On a side note, its funny how ArtX paved the way for ATI/AMD future cards, while nvidia didn't really use 3dfx technologies at all.


I think that's an unfair statement. They used ATI tech and learned how to do SLI at the time from what they acquired. I think it's crap what happened to 3dfx and they lost the race by mismanagement rather than lack of tech.

Regardless as long as the leader keeps passing between the major manufacturers it is only good for us. And currently if you're looking for an upgrade from the previous generation of Nvidia or AMD card you will take what you can get within your budget. Otherwise you might as well start looking at the next generation.
 
I think that's an unfair statement. They used ATI tech and learned how to do SLI at the time from what they acquired.

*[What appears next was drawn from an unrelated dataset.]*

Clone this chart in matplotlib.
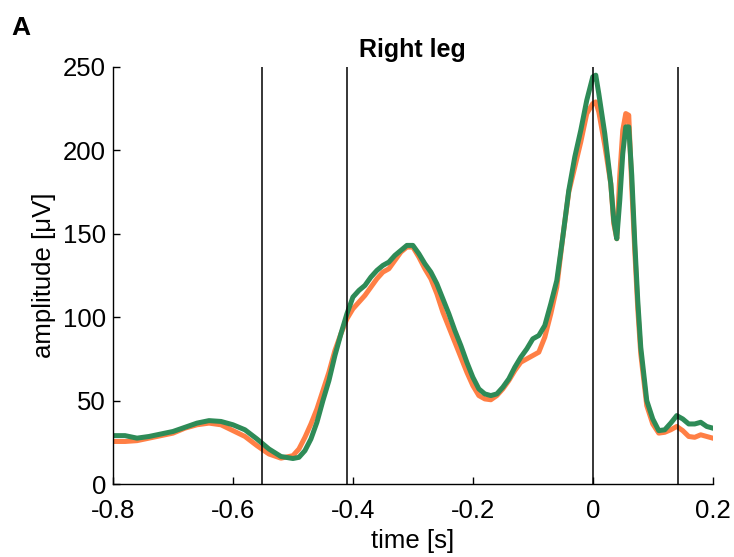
import matplotlib.pyplot as plt

# time axis [s] and the two averaged traces [uV]
t = [-0.80, -0.78, -0.76, -0.74, -0.72, -0.70, -0.68, -0.66, -0.64, -0.62,
     -0.60, -0.58, -0.56, -0.54, -0.52, -0.50, -0.49, -0.48, -0.47, -0.46,
     -0.45, -0.44, -0.43, -0.42, -0.41, -0.40, -0.39, -0.38, -0.37, -0.36,
     -0.35, -0.34, -0.33, -0.32, -0.31, -0.30, -0.29, -0.28, -0.27, -0.26,
     -0.25, -0.24, -0.23, -0.22, -0.21, -0.20, -0.19, -0.18, -0.17, -0.16,
     -0.15, -0.14, -0.13, -0.12, -0.11, -0.10, -0.09, -0.08, -0.07, -0.06,
     -0.05, -0.04, -0.03, -0.02, -0.01, 0.00, 0.005, 0.01, 0.02, 0.03,
     0.035, 0.04, 0.045, 0.05, 0.055, 0.06, 0.065, 0.07, 0.075, 0.08,
     0.09, 0.10, 0.11, 0.12, 0.13, 0.14, 0.15, 0.16, 0.17, 0.18,
     0.19, 0.20]

green = [29, 29, 27.5, 28.5, 30, 31.5, 34, 36.5, 38, 37.5,
         35.5, 32.5, 27, 21, 16.5, 15.3, 16, 20, 27, 37,
         50, 62, 77, 90, 102, 112, 116, 119, 124, 128,
         131, 133, 137, 140, 143, 143, 138, 132, 127, 120,
         111, 102, 92, 83, 73, 64, 57, 54, 53, 54,
         58, 63, 70, 76, 81, 87, 89, 95, 108, 122,
         148, 176, 196, 212, 230, 244, 245, 234, 210, 180,
         158, 147, 170, 198, 214, 214, 185, 145, 110, 82,
         50, 39, 32, 32.5, 36.5, 41, 39, 36, 36, 37,
         34.5, 33.5]

orange = [25.5, 25.5, 26, 27.5, 29, 30.5, 33.5, 35.5, 36.5, 35.5,
          32, 28.5, 23, 18, 15.5, 17, 21, 28, 36, 45,
          56, 67, 80, 90, 99, 105, 109, 113, 118, 123,
          127, 129, 134, 139, 142, 142, 136, 129, 123, 114,
          103, 94, 85, 76, 67, 59, 53, 51, 50.5, 53,
          57, 62, 68, 73, 75, 77, 79, 88, 102, 118,
          148, 175, 190, 205, 222, 228, 229, 223, 203, 180,
          156, 147, 185, 212, 222, 221, 178, 140, 105, 78,
          47, 36, 30.5, 31, 32.5, 34.5, 32, 28.5, 28, 29.5,
          28.5, 27.5]

events = [-0.551, -0.41, 0.0, 0.142]

plt.rcParams['font.family'] = ['Liberation Sans Narrow', 'Liberation Sans', 'DejaVu Sans']

fig = plt.figure(figsize=(7.34, 5.57), dpi=100)
ax = fig.add_axes([0.154, 0.131, 0.817, 0.749])

ax.plot(t, orange, color='#FF7F45', lw=3.6, zorder=2)
ax.plot(t, green, color='#2E8B57', lw=3.6, zorder=2)
for e in events:
    ax.axvline(e, color='black', lw=1.1, zorder=3)

ax.set_xlim(-0.8, 0.2)
ax.set_ylim(0, 250)
ax.set_xticks([-0.8, -0.6, -0.4, -0.2, 0, 0.2])
ax.set_xticklabels(['-0.8', '-0.6', '-0.4', '-0.2', '0', '0.2'])
ax.set_yticks([0, 50, 100, 150, 200, 250])
ax.tick_params(direction='in', length=5, width=1, labelsize=18.5)
ax.tick_params(axis='x', pad=11)
ax.tick_params(axis='y', pad=5)
ax.spines['top'].set_visible(False)
ax.spines['right'].set_visible(False)
ax.spines['left'].set_linewidth(1)
ax.spines['bottom'].set_linewidth(1)

ax.set_xlabel('time [s]', fontsize=18.5, labelpad=4)
ax.set_ylabel('amplitude [\u03bcV]', fontsize=18.5, labelpad=5)
ax.set_title('Right leg', fontsize=18, fontweight='bold', pad=7)
fig.text(0.015, 0.95, 'A', fontsize=19, fontweight='bold', va='center')

fig.savefig('out.png', dpi=100)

I think it's crap what happened to 3dfx and they lost the race by mismanagement rather than lack of tech.

Regardless as long as the leader keeps passing between the major manufacturers it is only good for us. And currently if you're looking for an upgrade from the previous generation of Nvidia or AMD card you will take what you can get within your budget. Otherwise you might as well start looking at the next generation.
The only thing that nvidia implemented from 3dfx SLI was the name. Actually nvidia SLI has much more in common with Rage Fury MAXX as it used AFR.

Don't get me wrong some people claim 3dFX was father of 3d pc gaming and I tend to agree. But by the time nvidia bought it, it was already years behind the competition.
 
Radeon 9700Pro. Enough said.

The 9700 Pro was only possible through ATi's acquisition of another company called ArtX. It was that technology that made the Radeon 9700Pro possible. Again, this was ATi, not AMD. AMD purchased ATi after that.